DOWNLOAD DOCUMENT: NDI Blueprint for 21 Century parties

Let me first of all give NDI credit for initiating the 21st CENTURY PARTIES project. It was necessary for the party-support community to start wrestling with the difficult questions, and with the outreach of NDI to many countries and parties around the world, the organization is well-positioned to lead the investigation. As stated in the document:

“This guide features case studies and best practices that were discussed and identified during the 21st Century Parties Conference. The perspectives follow accepted best practices for democratic parties operating in established and emerging democratic societies. The information contained in this document provides parties with practical insights and examples of reform efforts they can undertake to become more contemporary, relatable, inclusive and open organizations. Practical worksheets, which accompany this document, can be used by political parties to help them better understand the topics and provide useful questions for party officials as they consider solutions to the challenges they face.”

As a former practitioner inside the party-support community, I can easily see the usefullness of the thematic reflections, case studies and work sheets presented in the document. However, the nature of the document also raises questions that I believe need to be asked.


The introduction in the document lists some of the challenges faced by 21st century political parties: Why do disenfranchised citizens not see party activism as a mechanism to give voice to their concerns? How do parties with developed ideologies, platforms, and programs compete against the rise of populist movements? How can parties raise legitimate resources to continue their operations? How can political parties keep up with changing citizen expectations? How can political parties reflect a commitment to women’s empowerment?

All of these questions are relevant, and many more could be added. Unfortunately, there is very little rigorous analysis in the document of the causes of these weaknesses and challenges, and for the failure of the majority of political parties to deliver what we expect political parties to deliver. When did the crisis of political parties start? To what extent is this a self-inflicted crisis? How is the crisis linked to the destruction inflicted upon ordinary people by the financial crisis, or to the crisis of the type of globalization many citizens tend to reject today?

Because the analysis is too superficial, there is not a strong enough baseline to assess if the proposals presented will actually be able to change the situation. There are many common sense proposals mentioned, but my sense is that there is very little new under the sun, and also not enough transformational power in the proposals to be able to turn the situation around.


I have to admit that I find it rather strange to read a blueprint paper for future political parties, published by a US-based organization with links to one of the two major political parties in the US, without just a single sentence or a footnote referring to the state of affairs of political parties in the US. How can NDI and other party-support organizations retain the necessary level of credibility to offer advise to parties in far-away corners of the world, if we shy away from scrutinizing our own family of dysfunctional political parties and party systems?

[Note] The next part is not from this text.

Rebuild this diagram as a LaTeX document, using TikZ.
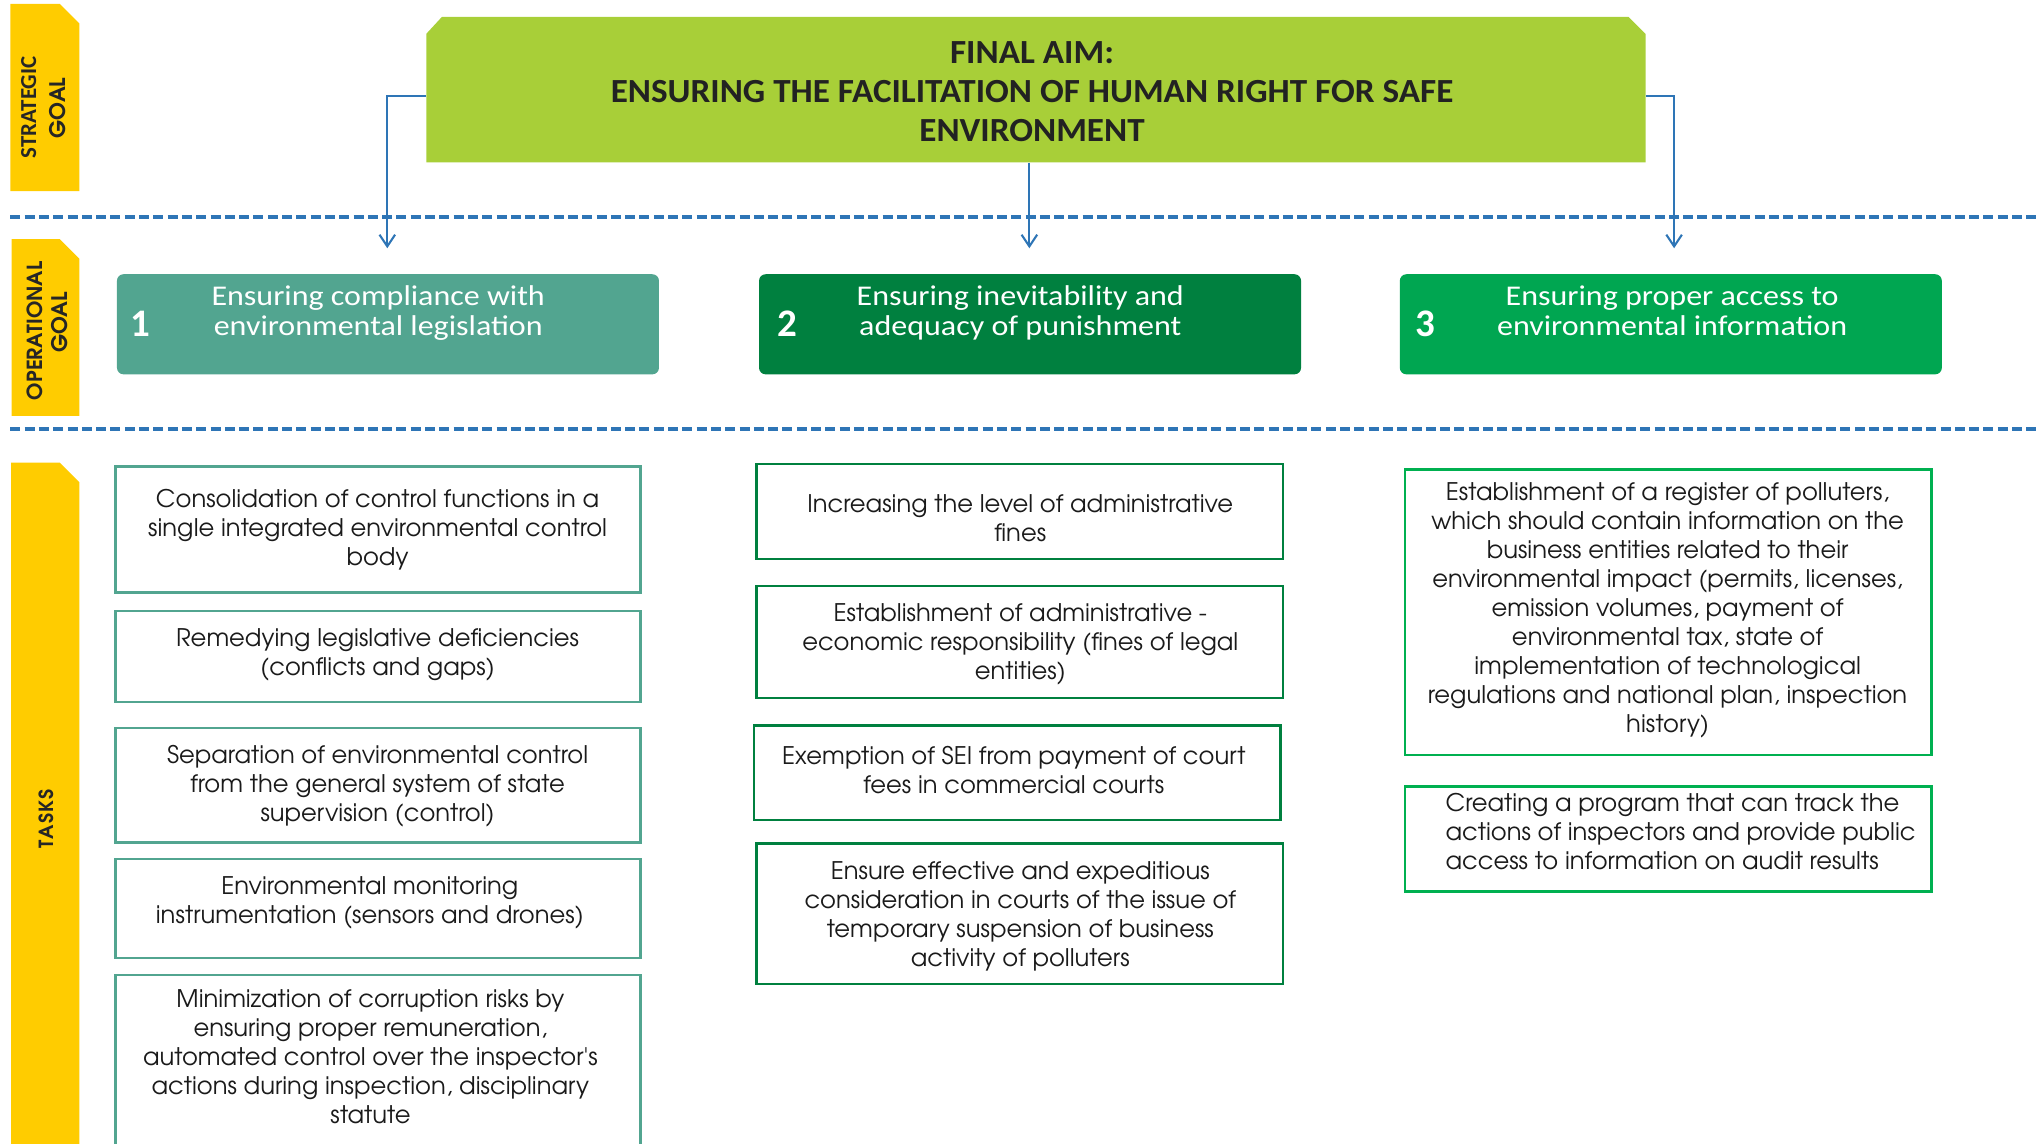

My own position – which I have also outlined in my recent book Engaging with democracy globally [Engaging – 2016 – final] – is that we cannot be seen as credible party-support advisers and organizations, unless we take a hard look at our own country. This is of course not more true for the US than it is for Denmark, but it is certainly necessary for the US, in particular at this point in time, when the entire world is wondering what is happening under the Trump presidency. We need to know how NDI understands the key challenges facing political parties in their own country. It would be useful to know if there is anything at all in the US party system that is at all relevant for other political parties around the world to learn from?

The same is true for Denmark. During my leadership as Director, the Danish Institute for Parties and Democracy branded itself through a number of very ‘Danish’ ways of doing party politics – women’s representation, youth wings, coalition building. If we are no longer able to deliver in those areas, DIPD will have credibility issue. My propsal was that party-support organizations should set up programmes directed towards our own parties and party systems. Unfortunately, it is not very likely that our parties will welcome this!


Of the three key issues treated in the document – ideology, representation and funding – I find the section on ideology most refreshing. At the outset, the following is stated:

“Around the globe, two phenomena are evident: 1. support for populist and non-traditional parties on both the left and the right is on the rise; and 2. the increase in crossnational, cross-party consensus among democratic policymakers has led to many similarities between parties, and has caused some difficulty on the part of citizens to identify differences between the different parties and platforms.  Additionally, in new and emerging democracies, traditional notions of ideology have a limited role in the challenges of making democracy deliver. This section examines how political parties can use ideology as a tool to develop policies that reflect the values of their supporters and members. The aim is to help parties think through how they can reshape and reinterpret traditional ideologies, and what those changes mean for their supporters.”

I fully agree that the days of positioning parties on a simple left-right continuum are long gone. Suggesting ways of widening the approach makes sense, and the GAL [green-alternative-libertarian] TAN [traditional-authoritraian-nationalist] model is probably as useful as any other model we can think about. Crowdsourcing the party policies in the manner the new Danish party the Alternative did it in the run-up to the 2015 elections also has refreshing aspects, although only time will show if it works longer-term.

However, more basically, I am wondering if we should focus as much as the blueprint suggests on ideology. The world was a very different place to live more than a hundred years ago, when the ideologies of socialism, social democracy, liberalism, and conservatism were coined. Key issues and challenges such as globalization, climate change, migration, tax-shelters, and terrorism do not lend themselves easily to ideological positioning, and ideologies also tend to suffer in the type of communication culture we live in today. Maybe the approach should rather be to focus more clearly on the values that need to underpin policies of political parties. Maybe this is also a more effective way of approaching the waves of populism afflicting the world these days.

The final question: IS A BLUEPRINT THE WAY TO GO?

My final comment is about the title of the document, in particular the use of the word ‘blueprint’. During my years working with development, I believe we ended up agreeing that using the word ‘blueprint’ was unproductive. It was embedded in a mistaken understanding that those from the North could ‘teach’ those of the South how to develop their societies [in our image of course]. Unfortunately, one blueprint after the other proved to be mistaken, misconceived, misunderstood or simply misplaced. Blueprints never worked, full stop!

So using the blueprint concept when we discuss how to meet the challenges facing political parties around the world today is not appropriate. At least it should be ‘blueprints’ in plural, considering that we already know that the US party system will require a certain approach, the Danish system a different one, and parties and party systems in other parts of their world their own specific blueprints as well.

What we really need first of all is to reflect, reform and reengage as also stated in the title. Hopefully this is what will happen as a follow-up to the NDI initiative. Hopefully the reflecting, reforming and reengaging will also be the name of the game among political parties in the United States and Denmark. So far, it does not seem like the leaders of all our political parties have really understood what is at stake.